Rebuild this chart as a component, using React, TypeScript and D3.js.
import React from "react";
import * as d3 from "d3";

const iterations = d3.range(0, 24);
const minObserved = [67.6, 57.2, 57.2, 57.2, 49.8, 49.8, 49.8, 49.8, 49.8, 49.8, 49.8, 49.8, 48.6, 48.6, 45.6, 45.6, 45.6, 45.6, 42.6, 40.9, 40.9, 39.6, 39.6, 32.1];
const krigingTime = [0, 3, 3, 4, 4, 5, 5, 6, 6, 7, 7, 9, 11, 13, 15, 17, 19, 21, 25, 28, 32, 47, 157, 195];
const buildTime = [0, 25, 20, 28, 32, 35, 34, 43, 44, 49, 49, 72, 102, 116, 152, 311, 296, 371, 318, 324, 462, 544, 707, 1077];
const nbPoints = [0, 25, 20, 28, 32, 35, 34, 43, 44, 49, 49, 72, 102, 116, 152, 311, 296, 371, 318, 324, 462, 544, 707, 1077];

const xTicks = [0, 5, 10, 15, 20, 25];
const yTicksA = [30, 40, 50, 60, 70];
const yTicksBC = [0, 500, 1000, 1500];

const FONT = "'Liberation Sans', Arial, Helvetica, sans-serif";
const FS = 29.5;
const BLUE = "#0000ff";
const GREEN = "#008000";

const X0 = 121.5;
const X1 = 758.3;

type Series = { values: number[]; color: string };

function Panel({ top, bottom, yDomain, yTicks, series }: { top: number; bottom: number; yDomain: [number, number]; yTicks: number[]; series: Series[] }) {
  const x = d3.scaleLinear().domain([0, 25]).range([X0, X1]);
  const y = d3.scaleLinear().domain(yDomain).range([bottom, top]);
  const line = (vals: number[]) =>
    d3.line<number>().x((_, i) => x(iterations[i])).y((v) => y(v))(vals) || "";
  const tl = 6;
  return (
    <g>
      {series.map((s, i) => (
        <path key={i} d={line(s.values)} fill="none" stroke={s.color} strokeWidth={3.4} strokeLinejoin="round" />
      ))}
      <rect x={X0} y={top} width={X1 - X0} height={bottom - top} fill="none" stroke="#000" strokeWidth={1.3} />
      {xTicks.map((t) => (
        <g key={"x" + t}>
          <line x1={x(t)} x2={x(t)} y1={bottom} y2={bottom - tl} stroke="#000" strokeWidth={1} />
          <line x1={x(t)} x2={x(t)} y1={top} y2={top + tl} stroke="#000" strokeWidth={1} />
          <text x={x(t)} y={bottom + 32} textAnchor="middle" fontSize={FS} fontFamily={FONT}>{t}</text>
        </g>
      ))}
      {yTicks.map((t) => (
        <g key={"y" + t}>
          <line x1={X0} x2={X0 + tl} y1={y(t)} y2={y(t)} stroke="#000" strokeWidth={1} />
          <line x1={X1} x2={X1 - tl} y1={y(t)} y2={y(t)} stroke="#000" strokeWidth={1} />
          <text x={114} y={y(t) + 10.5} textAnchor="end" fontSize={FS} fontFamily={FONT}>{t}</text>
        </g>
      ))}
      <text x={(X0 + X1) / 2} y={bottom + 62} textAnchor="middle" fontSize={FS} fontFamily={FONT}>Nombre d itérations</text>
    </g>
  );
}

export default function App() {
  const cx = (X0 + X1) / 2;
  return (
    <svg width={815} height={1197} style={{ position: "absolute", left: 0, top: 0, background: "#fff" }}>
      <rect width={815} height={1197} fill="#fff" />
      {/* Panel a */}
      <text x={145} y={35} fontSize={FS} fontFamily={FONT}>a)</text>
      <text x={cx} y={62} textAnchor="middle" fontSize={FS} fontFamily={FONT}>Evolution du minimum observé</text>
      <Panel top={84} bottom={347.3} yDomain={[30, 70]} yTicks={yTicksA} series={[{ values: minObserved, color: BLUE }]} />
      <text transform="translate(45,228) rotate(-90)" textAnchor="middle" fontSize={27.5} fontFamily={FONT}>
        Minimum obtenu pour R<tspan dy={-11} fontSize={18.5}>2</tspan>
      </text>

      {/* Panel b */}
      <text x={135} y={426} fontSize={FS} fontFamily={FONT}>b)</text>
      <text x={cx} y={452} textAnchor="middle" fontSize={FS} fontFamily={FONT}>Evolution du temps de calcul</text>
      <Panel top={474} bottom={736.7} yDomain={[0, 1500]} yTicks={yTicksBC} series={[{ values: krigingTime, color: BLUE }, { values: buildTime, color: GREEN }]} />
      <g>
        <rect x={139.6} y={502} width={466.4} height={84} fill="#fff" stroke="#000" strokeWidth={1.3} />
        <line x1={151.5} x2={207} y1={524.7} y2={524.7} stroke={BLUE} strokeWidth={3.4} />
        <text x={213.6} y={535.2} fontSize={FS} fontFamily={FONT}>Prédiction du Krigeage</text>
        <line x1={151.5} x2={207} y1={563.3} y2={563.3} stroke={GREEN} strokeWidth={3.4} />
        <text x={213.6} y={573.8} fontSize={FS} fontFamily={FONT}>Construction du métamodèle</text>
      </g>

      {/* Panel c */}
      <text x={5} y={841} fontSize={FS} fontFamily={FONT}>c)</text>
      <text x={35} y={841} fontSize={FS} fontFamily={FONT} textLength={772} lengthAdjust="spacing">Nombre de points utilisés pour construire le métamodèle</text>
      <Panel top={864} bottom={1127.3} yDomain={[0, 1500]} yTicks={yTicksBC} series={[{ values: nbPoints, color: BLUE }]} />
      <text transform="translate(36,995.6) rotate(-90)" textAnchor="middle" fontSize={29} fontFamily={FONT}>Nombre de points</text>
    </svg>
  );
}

__WHAT IS BEING ASKED__: Copy every line verbatim.

__SOLUTION__:
Rebuild this chart as a component, using React, TypeScript and D3.js.
import React from "react";
import * as d3 from "d3";

const iterations = d3.range(0, 24);
const minObserved = [67.6, 57.2, 57.2, 57.2, 49.8, 49.8, 49.8, 49.8, 49.8, 49.8, 49.8, 49.8, 48.6, 48.6, 45.6, 45.6, 45.6, 45.6, 42.6, 40.9, 40.9, 39.6, 39.6, 32.1];
const krigingTime = [0, 3, 3, 4, 4, 5, 5, 6, 6, 7, 7, 9, 11, 13, 15, 17, 19, 21, 25, 28, 32, 47, 157, 195];
const buildTime = [0, 25, 20, 28, 32, 35, 34, 43, 44, 49, 49, 72, 102, 116, 152, 311, 296, 371, 318, 324, 462, 544, 707, 1077];
const nbPoints = [0, 25, 20, 28, 32, 35, 34, 43, 44, 49, 49, 72, 102, 116, 152, 311, 296, 371, 318, 324, 462, 544, 707, 1077];

const xTicks = [0, 5, 10, 15, 20, 25];
const yTicksA = [30, 40, 50, 60, 70];
const yTicksBC = [0, 500, 1000, 1500];

const FONT = "'Liberation Sans', Arial, Helvetica, sans-serif";
const FS = 29.5;
const BLUE = "#0000ff";
const GREEN = "#008000";

const X0 = 121.5;
const X1 = 758.3;

type Series = { values: number[]; color: string };

function Panel({ top, bottom, yDomain, yTicks, series }: { top: number; bottom: number; yDomain: [number, number]; yTicks: number[]; series: Series[] }) {
  const x = d3.scaleLinear().domain([0, 25]).range([X0, X1]);
  const y = d3.scaleLinear().domain(yDomain).range([bottom, top]);
  const line = (vals: number[]) =>
    d3.line<number>().x((_, i) => x(iterations[i])).y((v) => y(v))(vals) || "";
  const tl = 6;
  return (
    <g>
      {series.map((s, i) => (
        <path key={i} d={line(s.values)} fill="none" stroke={s.color} strokeWidth={3.4} strokeLinejoin="round" />
      ))}
      <rect x={X0} y={top} width={X1 - X0} height={bottom - top} fill="none" stroke="#000" strokeWidth={1.3} />
      {xTicks.map((t) => (
        <g key={"x" + t}>
          <line x1={x(t)} x2={x(t)} y1={bottom} y2={bottom - tl} stroke="#000" strokeWidth={1} />
          <line x1={x(t)} x2={x(t)} y1={top} y2={top + tl} stroke="#000" strokeWidth={1} />
          <text x={x(t)} y={bottom + 32} textAnchor="middle" fontSize={FS} fontFamily={FONT}>{t}</text>
        </g>
      ))}
      {yTicks.map((t) => (
        <g key={"y" + t}>
          <line x1={X0} x2={X0 + tl} y1={y(t)} y2={y(t)} stroke="#000" strokeWidth={1} />
          <line x1={X1} x2={X1 - tl} y1={y(t)} y2={y(t)} stroke="#000" strokeWidth={1} />
          <text x={114} y={y(t) + 10.5} textAnchor="end" fontSize={FS} fontFamily={FONT}>{t}</text>
        </g>
      ))}
      <text x={(X0 + X1) / 2} y={bottom + 62} textAnchor="middle" fontSize={FS} fontFamily={FONT}>Nombre d itérations</text>
    </g>
  );
}

export default function App() {
  const cx = (X0 + X1) / 2;
  return (
    <svg width={815} height={1197} style={{ position: "absolute", left: 0, top: 0, background: "#fff" }}>
      <rect width={815} height={1197} fill="#fff" />
      {/* Panel a */}
      <text x={145} y={35} fontSize={FS} fontFamily={FONT}>a)</text>
      <text x={cx} y={62} textAnchor="middle" fontSize={FS} fontFamily={FONT}>Evolution du minimum observé</text>
      <Panel top={84} bottom={347.3} yDomain={[30, 70]} yTicks={yTicksA} series={[{ values: minObserved, color: BLUE }]} />
      <text transform="translate(45,228) rotate(-90)" textAnchor="middle" fontSize={27.5} fontFamily={FONT}>
        Minimum obtenu pour R<tspan dy={-11} fontSize={18.5}>2</tspan>
      </text>

      {/* Panel b */}
      <text x={135} y={426} fontSize={FS} fontFamily={FONT}>b)</text>
      <text x={cx} y={452} textAnchor="middle" fontSize={FS} fontFamily={FONT}>Evolution du temps de calcul</text>
      <Panel top={474} bottom={736.7} yDomain={[0, 1500]} yTicks={yTicksBC} series={[{ values: krigingTime, color: BLUE }, { values: buildTime, color: GREEN }]} />
      <g>
        <rect x={139.6} y={502} width={466.4} height={84} fill="#fff" stroke="#000" strokeWidth={1.3} />
        <line x1={151.5} x2={207} y1={524.7} y2={524.7} stroke={BLUE} strokeWidth={3.4} />
        <text x={213.6} y={535.2} fontSize={FS} fontFamily={FONT}>Prédiction du Krigeage</text>
        <line x1={151.5} x2={207} y1={563.3} y2={563.3} stroke={GREEN} strokeWidth={3.4} />
        <text x={213.6} y={573.8} fontSize={FS} fontFamily={FONT}>Construction du métamodèle</text>
      </g>

      {/* Panel c */}
      <text x={5} y={841} fontSize={FS} fontFamily={FONT}>c)</text>
      <text x={35} y={841} fontSize={FS} fontFamily={FONT} textLength={772} lengthAdjust="spacing">Nombre de points utilisés pour construire le métamodèle</text>
      <Panel top={864} bottom={1127.3} yDomain={[0, 1500]} yTicks={yTicksBC} series={[{ values: nbPoints, color: BLUE }]} />
      <text transform="translate(36,995.6) rotate(-90)" textAnchor="middle" fontSize={29} fontFamily={FONT}>Nombre de points</text>
    </svg>
  );
}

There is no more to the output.